Two more goals came – one a penalty-kick that simply had to be called, the other pulled back by Seattle too late to make a difference – but the first one decided it.  Hell, one could say Seattle hitting the crossbar once and failing to capitalize on multiple corners decided the game.  Dallas, to their credit, scrambled bodies across the defense when it counted, Sala came up big enough, and the MLS club even offered a half-competent attempt at killing off the game in the overtime period – though it’s here where the ref’s love of theater entered the game.  Dallas players not only made the most of any contact, but conjured a few game-delaying performances where no contact was made.  The online feed came from a Seattle broadcast and the Sounders’ homer announcers howled and laughed through all this.  And it was cynical, to be sure, but it also worked.  So, yeah, welcome to the Big Time, rubes.
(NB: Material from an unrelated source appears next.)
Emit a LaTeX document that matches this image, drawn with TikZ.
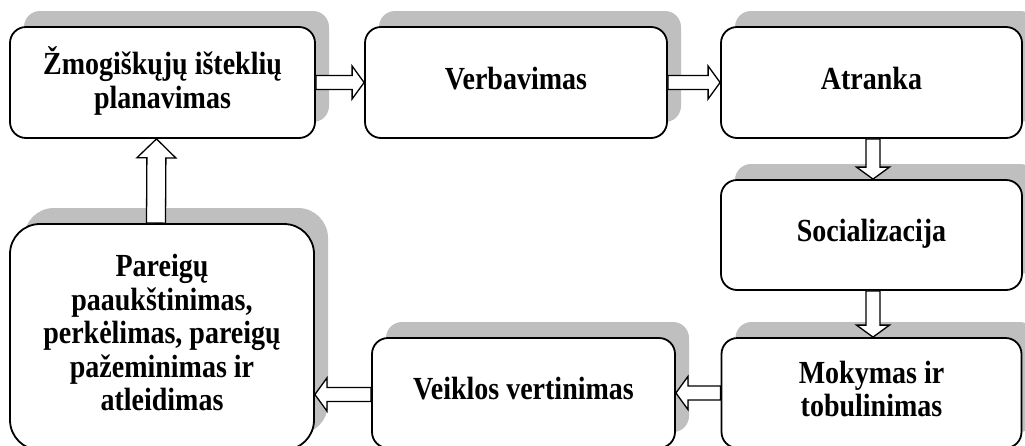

Taken together, MLS upheld the top-flight’s reputation, if only just, but at least one of the finalists hardly covered themselves in glory in doing it.  As for Seattle, they argued more forcefully than any club in the country that the gap between the best of the USL and MLS isn’t as big as we might think it is.

And that was with a designated player (Denilson) on the field.

(Dang it.  I did want to mention one possibility here; it occurred to me as I watched that the introduction of Denilson might be at least a partial culprit for the timing and movement issues in the Dallas.  Then again, they looked just plain lazy/tired with fair frequency.  At least Denilson and Toja combined well here and there.)